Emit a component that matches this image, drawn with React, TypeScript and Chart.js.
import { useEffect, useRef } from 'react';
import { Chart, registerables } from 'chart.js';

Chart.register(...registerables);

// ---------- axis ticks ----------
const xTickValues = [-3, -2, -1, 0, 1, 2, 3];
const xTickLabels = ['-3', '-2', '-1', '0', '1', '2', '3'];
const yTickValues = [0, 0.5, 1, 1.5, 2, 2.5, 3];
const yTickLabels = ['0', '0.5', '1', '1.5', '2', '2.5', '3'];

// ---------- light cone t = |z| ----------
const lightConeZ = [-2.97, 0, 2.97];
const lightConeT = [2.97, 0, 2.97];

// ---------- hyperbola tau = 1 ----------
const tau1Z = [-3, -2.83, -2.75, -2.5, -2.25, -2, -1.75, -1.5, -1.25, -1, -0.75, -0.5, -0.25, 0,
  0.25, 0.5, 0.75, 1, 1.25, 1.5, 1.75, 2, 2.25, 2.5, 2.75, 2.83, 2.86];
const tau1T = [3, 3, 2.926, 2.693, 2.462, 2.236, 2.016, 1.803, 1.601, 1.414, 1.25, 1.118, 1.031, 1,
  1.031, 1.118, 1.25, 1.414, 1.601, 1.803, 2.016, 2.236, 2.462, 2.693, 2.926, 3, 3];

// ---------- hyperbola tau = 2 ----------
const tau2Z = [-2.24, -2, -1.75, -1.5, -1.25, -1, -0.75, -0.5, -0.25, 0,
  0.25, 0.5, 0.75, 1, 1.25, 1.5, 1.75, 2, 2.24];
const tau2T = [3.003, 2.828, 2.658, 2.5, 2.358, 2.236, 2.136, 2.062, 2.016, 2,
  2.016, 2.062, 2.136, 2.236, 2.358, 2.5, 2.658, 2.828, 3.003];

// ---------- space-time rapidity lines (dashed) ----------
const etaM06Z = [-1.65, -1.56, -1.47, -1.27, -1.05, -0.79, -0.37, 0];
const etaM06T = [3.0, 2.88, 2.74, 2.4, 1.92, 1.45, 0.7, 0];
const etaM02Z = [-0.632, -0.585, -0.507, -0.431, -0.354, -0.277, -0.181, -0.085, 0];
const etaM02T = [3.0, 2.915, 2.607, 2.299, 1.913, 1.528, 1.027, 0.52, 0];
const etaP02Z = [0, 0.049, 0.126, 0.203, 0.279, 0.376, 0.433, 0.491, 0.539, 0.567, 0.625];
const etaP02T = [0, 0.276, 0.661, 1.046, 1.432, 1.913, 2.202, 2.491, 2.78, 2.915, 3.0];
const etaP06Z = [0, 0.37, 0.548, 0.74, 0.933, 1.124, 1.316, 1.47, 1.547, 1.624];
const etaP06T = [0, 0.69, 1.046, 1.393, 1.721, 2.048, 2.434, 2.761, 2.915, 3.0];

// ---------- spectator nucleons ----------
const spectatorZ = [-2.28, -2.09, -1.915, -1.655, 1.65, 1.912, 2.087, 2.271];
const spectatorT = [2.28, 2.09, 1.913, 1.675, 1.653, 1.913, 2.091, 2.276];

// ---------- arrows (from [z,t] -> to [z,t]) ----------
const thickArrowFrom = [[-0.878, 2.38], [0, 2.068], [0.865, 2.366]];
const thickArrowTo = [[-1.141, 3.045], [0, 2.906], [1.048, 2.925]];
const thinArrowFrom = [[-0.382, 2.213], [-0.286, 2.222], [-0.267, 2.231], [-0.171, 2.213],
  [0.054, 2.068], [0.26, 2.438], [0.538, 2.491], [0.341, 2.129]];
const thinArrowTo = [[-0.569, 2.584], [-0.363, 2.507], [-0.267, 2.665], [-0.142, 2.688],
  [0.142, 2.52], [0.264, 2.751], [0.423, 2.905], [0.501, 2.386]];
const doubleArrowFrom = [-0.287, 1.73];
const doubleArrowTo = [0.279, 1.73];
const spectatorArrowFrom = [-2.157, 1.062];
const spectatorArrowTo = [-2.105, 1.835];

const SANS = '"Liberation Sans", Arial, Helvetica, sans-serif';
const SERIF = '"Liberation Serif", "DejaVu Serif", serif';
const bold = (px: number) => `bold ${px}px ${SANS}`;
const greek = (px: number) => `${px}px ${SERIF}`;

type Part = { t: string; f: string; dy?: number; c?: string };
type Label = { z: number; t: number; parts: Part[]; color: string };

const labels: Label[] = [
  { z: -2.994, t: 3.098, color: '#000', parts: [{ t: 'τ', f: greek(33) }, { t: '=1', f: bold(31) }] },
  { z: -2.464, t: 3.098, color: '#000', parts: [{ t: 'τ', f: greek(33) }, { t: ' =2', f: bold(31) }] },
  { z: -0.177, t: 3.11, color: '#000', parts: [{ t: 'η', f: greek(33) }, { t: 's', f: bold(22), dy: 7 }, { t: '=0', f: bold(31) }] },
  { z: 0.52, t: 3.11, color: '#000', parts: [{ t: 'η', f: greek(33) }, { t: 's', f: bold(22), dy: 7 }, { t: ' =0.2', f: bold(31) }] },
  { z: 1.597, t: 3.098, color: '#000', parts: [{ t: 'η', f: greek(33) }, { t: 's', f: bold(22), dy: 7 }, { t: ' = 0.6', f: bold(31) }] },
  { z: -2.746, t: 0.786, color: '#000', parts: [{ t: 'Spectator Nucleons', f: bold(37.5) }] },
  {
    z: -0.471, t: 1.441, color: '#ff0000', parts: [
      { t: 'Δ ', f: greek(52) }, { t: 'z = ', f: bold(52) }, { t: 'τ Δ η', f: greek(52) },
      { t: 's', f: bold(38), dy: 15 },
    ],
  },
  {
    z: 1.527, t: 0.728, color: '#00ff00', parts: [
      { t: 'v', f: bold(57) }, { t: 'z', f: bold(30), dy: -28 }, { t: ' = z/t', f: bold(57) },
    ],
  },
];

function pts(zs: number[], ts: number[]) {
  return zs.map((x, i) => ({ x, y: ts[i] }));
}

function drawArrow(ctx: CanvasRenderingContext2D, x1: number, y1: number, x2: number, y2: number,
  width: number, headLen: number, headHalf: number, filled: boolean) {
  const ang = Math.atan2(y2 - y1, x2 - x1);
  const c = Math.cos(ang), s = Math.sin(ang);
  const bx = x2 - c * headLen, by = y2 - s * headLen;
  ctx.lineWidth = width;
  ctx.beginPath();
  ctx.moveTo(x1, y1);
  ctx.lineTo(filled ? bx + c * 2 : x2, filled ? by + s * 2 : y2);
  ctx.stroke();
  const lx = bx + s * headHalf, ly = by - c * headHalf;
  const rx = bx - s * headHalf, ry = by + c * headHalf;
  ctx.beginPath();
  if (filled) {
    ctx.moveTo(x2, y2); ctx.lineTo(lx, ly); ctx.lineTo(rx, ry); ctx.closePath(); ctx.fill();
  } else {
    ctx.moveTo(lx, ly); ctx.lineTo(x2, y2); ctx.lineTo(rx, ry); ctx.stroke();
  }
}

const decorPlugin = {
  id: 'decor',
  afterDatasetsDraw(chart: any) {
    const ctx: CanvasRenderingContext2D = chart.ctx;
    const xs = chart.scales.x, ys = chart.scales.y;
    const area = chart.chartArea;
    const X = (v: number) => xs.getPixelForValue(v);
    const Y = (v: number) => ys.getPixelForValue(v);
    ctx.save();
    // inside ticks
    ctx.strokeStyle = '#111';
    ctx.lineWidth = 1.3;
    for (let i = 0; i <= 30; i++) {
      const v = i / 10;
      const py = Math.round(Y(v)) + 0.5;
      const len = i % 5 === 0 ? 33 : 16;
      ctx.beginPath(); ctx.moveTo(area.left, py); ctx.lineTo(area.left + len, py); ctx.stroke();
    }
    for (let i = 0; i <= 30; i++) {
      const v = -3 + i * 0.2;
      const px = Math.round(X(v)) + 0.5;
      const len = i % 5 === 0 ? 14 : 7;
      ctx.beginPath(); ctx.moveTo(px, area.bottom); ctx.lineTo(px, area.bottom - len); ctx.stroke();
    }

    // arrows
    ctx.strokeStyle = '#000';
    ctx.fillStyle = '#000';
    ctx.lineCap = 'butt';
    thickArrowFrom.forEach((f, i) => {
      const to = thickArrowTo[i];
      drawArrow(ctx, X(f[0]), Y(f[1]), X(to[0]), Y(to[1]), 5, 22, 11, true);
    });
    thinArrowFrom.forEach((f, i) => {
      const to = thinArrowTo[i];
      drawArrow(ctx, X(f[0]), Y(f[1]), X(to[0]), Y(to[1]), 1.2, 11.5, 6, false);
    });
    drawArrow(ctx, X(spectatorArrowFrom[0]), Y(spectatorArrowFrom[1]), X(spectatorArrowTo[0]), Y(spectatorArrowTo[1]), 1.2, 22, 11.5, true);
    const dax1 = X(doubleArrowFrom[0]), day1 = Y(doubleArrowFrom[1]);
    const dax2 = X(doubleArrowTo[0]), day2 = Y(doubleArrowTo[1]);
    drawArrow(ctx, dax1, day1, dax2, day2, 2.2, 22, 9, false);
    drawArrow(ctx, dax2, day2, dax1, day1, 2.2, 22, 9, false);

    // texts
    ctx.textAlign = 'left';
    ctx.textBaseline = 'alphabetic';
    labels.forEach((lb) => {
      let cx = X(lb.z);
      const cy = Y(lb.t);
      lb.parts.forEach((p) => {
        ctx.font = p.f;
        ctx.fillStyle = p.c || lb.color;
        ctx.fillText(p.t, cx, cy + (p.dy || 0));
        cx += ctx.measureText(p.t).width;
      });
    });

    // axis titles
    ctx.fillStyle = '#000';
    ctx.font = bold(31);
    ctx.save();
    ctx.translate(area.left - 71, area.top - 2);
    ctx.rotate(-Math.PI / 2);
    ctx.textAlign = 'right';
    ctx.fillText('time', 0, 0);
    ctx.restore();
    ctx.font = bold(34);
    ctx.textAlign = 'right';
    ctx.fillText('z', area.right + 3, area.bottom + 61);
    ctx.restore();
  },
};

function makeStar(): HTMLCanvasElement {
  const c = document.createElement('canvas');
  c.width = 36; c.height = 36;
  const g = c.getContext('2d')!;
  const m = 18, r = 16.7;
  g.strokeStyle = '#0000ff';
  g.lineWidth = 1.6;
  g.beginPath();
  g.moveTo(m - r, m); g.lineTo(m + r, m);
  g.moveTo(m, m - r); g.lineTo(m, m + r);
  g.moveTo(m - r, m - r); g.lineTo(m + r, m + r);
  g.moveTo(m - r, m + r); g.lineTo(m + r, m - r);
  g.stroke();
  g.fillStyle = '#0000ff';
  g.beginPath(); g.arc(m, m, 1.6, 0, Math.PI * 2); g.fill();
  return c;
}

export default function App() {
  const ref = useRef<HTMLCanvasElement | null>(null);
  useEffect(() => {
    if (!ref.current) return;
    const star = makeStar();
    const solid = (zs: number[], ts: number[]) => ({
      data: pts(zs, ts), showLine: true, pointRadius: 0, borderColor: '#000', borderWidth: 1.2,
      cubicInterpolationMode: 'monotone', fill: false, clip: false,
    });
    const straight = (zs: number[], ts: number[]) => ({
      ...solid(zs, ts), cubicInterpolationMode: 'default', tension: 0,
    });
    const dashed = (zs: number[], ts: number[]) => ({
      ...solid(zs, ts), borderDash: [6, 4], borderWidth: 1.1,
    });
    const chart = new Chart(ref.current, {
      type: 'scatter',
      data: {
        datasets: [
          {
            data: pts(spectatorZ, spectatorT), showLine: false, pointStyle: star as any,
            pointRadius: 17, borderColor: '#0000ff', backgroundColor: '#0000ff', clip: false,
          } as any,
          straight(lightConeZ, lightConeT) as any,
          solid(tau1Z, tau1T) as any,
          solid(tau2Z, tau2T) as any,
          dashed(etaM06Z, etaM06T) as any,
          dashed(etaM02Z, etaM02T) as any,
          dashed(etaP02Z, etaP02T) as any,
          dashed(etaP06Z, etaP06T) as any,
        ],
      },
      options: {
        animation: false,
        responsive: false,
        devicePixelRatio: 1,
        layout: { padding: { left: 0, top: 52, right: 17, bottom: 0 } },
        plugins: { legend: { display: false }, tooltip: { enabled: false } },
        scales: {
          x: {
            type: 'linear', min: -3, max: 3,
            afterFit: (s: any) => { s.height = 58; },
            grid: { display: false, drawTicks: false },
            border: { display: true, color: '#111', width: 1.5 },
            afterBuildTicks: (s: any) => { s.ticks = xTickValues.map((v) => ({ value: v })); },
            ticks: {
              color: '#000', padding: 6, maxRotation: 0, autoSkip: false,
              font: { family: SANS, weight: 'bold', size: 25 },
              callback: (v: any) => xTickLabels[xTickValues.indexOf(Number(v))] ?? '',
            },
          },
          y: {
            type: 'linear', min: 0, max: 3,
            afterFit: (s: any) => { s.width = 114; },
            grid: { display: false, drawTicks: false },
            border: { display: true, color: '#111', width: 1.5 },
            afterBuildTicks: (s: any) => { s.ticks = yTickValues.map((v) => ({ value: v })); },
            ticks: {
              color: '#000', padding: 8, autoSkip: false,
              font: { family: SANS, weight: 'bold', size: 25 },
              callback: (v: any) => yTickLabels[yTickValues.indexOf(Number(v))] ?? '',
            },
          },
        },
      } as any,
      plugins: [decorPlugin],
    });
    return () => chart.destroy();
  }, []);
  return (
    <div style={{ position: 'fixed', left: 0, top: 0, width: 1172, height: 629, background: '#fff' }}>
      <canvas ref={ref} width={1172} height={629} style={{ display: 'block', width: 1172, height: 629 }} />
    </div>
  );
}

* * * * *

» What to produce
Everything from the first line above up to and including the line that contains "Chart.register(...registerables);" should be printed exactly; please print only that.

» Solution for this task
Emit a component that matches this image, drawn with React, TypeScript and Chart.js.
import { useEffect, useRef } from 'react';
import { Chart, registerables } from 'chart.js';

Chart.register(...registerables);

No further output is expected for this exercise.